September 20, 2015
Trusting in the Lord
Suffering Like Christ
1 Peter 2:18-25
We do not get much snow like we use to.
- I remember one time when I was in grade school we had a horrible snow/ice combination.
- We were without power for several days.
- Since our heating system used electricity we relied on our fireplace.
- One thing that made things awesome was that we cooked over the fire!
I wonder what life would be like today?
- No computer, cell phones, TV, etc.
Let's take this situation a step further.
- Imagine that there is a shortage of fuel, no cars, no trains, no planes...no transportation!
- Now all of the sudden life is totally different.

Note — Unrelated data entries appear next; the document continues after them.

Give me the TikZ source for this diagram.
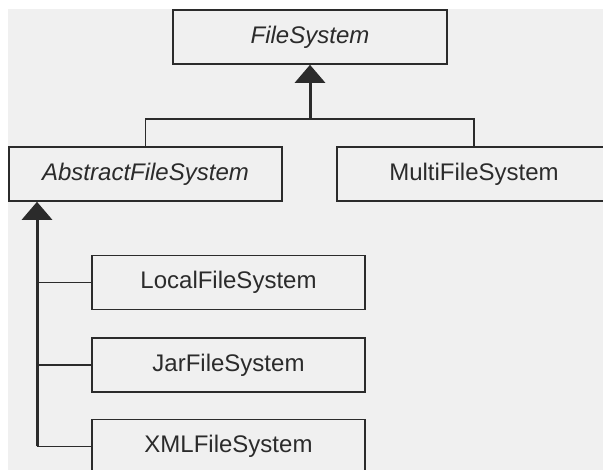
\documentclass[tikz,border=0pt]{standalone}
\usepackage{fontspec}
\setmainfont{Liberation Sans}
\usetikzlibrary{arrows.meta}
\definecolor{bg}{HTML}{F0F0F0}
\definecolor{ink}{HTML}{2B2B2B}
\begin{document}
\begin{tikzpicture}[x=1pt,y=-1pt,
  cls/.style={draw=ink, line width=1.6pt, fill=bg, minimum width=273pt, minimum height=54pt, inner sep=0pt, font=\fontsize{24}{28}\selectfont, text=ink},
  tree/.style={draw=ink, line width=1.6pt},
  inherit/.style={draw=ink, line width=3pt, -{Triangle[width=30pt,length=18pt]}}]
\useasboundingbox (0,0) rectangle (603,470);
\clip (0,0) rectangle (603,470);
\fill[white] (0,0) rectangle (603,470);
\fill[bg] (8,9) rectangle (603,470);
\node[cls, minimum width=274pt] (fs) at (310,37) {\itshape FileSystem};
\node[cls] (abs) at (145.5,174) {\itshape AbstractFileSystem};
\node[cls, minimum width=274pt] (multi) at (474,174) {MultiFileSystem};
\node[cls] (local) at (228.5,282.5) {LocalFileSystem};
\node[cls] (jar) at (228.5,365) {JarFileSystem};
\node[cls] (xml) at (228.5,446.5) {XMLFileSystem};
\coordinate (j) at (310,119);
\draw[tree] (abs.north) |- (j) -| (multi.north);
\draw[inherit] (j) -- (fs.south);
\coordinate (b) at (37,446.5);
\draw[tree] (b |- local.west) -- (local.west);
\draw[tree] (b |- jar.west) -- (jar.west);
\draw[tree] (b) -- (xml.west);
\draw[inherit] (b) -- (b |- abs.south);
\end{tikzpicture}
\end{document}
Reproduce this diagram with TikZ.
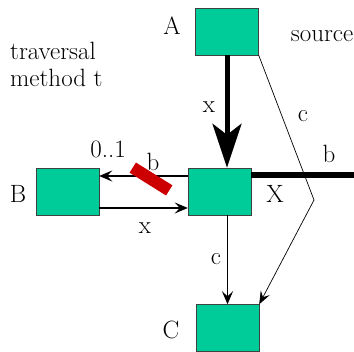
\documentclass[tikz,border=0pt]{standalone}
\usetikzlibrary{arrows.meta,calc}
\definecolor{boxgreen}{RGB}{0,204,153}
\definecolor{cutred}{RGB}{204,0,0}
\tikzset{
  box/.style={draw=black!75,fill=boxgreen,minimum width=63pt,minimum height=47pt,inner sep=0pt},
  cutbar/.style={fill=cutred,minimum width=43pt,minimum height=12pt,inner sep=0pt},
  edge/.style={-{Stealth[length=13pt,width=11pt,inset=5pt]},line width=1.7pt},
  bigedge/.style={-{Stealth[length=44pt,width=29pt,inset=11pt]},line width=5pt},
  bedge/.style={line width=6.5pt},
  cedge/.style={-{Stealth[length=13pt,width=10pt,inset=5pt]},line width=0.7pt},
  lbl/.style={inner sep=0pt},
  every node/.style={font=\fontsize{25}{27}\selectfont}
}
\begin{document}
\begin{tikzpicture}[x=1pt,y=-1pt]
\useasboundingbox (0,0) rectangle (354,352);
% classes
\node[box] (A) at (227,31.5) {};
\node[box] (X) at (219.5,191.5) {};
\node[box] (B) at (67.5,191.5) {};
\node[box] (C) at (227.5,328) {};
\node[lbl] (Alab) at (172,26) {A};
\node[lbl] (Xlab) at (275,194) {X};
\node[lbl] (Blab) at (18,194) {B};
\node[lbl] (Clab) at (171,330) {C};
\node[lbl] (src) at (322,36) {source};
\node[lbl,anchor=west,align=left] (title) at (10,64) {traversal\\method t};
% x from A to X
\draw[bigedge] (A.south) -- (A.south |- X.north);
\node[lbl] (xa) at (209,107) {x};
% b to the right
\coordinate (bend) at (354,175);
\draw[bedge] ([yshift=16.5pt]X.east) -- (bend);
\node[lbl] (bb) at (329,154) {b};
% c from A to C
\coordinate (kink) at (314,200);
\draw[cedge] (A.south east) -- (kink) -- (C.north east);
\node[lbl] (cr) at (303,116) {c};
% b from X to B, cut
\draw[edge] ([yshift=15.5pt]X.west) -- ([yshift=15.5pt]B.east);
\node[cutbar,rotate=-32] (cut) at (151,179) {};
\node[lbl] (bcut) at (153,162) {b};
\node[lbl] (card) at (108,149) {0..1};
% x from B to X
\draw[edge] ([yshift=-16.5pt]B.east) -- ([yshift=-16.5pt]X.west);
\node[lbl] (xb) at (145,228) {x};
% c from X to C
\draw[edge] (C.north |- X.south) -- (C.north);
\node[lbl] (cx) at (216,259) {c};
\end{tikzpicture}
\end{document}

- I think my life would probably include a lot of reading, studying the Bible but in reality I would probably be chopping wood and such.
In the ancient world, more or less everything that today is done by electricity, gas and motorized engines was done by slaves.
- We must not think about slavery in terms of our own history of slavery.
- Not all masters were abusive but there were certainly times when slaves were abused (sexually and physically) and exploited in a hundreds of different ways.
- If we want to sneer at ancient societies for being so barbaric, we should be careful.
- They might just sneer back at some ways that we still enslave people still today.
Peter addresses slaves and masters.
- I will admit that these verses trouble lots of people but there is a powerful lesson here for us.
18 Servants, be subject to your masters with all respect, not only to the good and gentle but also to the unjust. 19 For this is a gracious thing, when, mindful of God, one endures sorrows while suffering unjustly. 20 For what credit is it if, when you sin and are beaten for it, you endure? But if when you do good and suffer for it you endure, this is a gracious thing in the sight of God. 21 For to this you have been called, because Christ also suffered for you, leaving you an example, so that you might follow in his steps. 1 Peter 2:18-21
Peter addresses these Christian slaves.
- Instead of telling them (as we might prefer) that they should rise up in revolt against their masters, he tells them to obey, and to show respect.
- And he stresses this, not only when the masters in question are kindly and fair-minded, but also when they are unjust.
Putting up with unjust suffering looks, to us, very much like colluding with wickedness.
- Many a violent household, many an abusive workplace, has been able to continue acting wickedly because people have been afraid to speak out.
- 'Whistle blowing' on such behaviour can cost you your job, your home or even, in extreme cases, your life.
Peter would likely tell us to stay with him and things will become more clear.
Peter invites followers of Jesus to inhabit his extraordinary story.
- To embrace it as their own, and to make them the pattern of their lives as well.
- What in particular is Peter challenging these Christians, and us, to experience?
The crucifixion of Jesus was the most unjust and wicked act the world had ever seen.
- Here was the one man who deserved nothing but praise and gratitude, and they rejected him, beat him up, and killed him.
- To understand this, Peter goes back, as many early Christians did, to Isaiah (chapter 53).
- Jesus, the royal figure of the ‘servant’ is called to carry out God’s worldwide saving purposes.
- He does so precisely by being unjustly treated, being insulted but not replying in kind, suffering without throwing back curses at his torturers.
- The wound in which He suffered HEALED!
Jesus became the scapegoat for us!
- He took on the punishment that we should have received in order that we might be saved.
Now, having gone through all of this we see how important it is for Peter to say what he does about slaves and masters.
Suffering Like Jesus
He isn’t simply recommending that people remain passive while suffering violence.
- He is urging them to realize that the sufferings of Jesus was not only the means by which we are rescued from our own sin.
- Through suffering as He did the world itself may be brought to a new place.
This is hard to believe.
- It looks, to many, as though it’s a way of not confronting the real issue.
- Peter believes that the death and resurrection of Jesus was and is the point around which everything else in the world revolves.
- He is saying, we must see all the unjust suffering of God’s people as participating with the suffering of His Son.
As I was meet and worship here this morning, Christians who live in other countries, trying to exercise their faith, are barely tolerated and often persecuted.
- The message coming out of these countries is that things have become very bad.
- Livelihoods have been taken away...the authorities always seem to be closing in.
When we hear such a message, we feel helpless.
- Somehow though, in prayer, those of us who read 1 Peter in comfortable freedom have a deep responsibility to help our brothers and sisters for whom the persecution of which Peter speaks is a daily reality.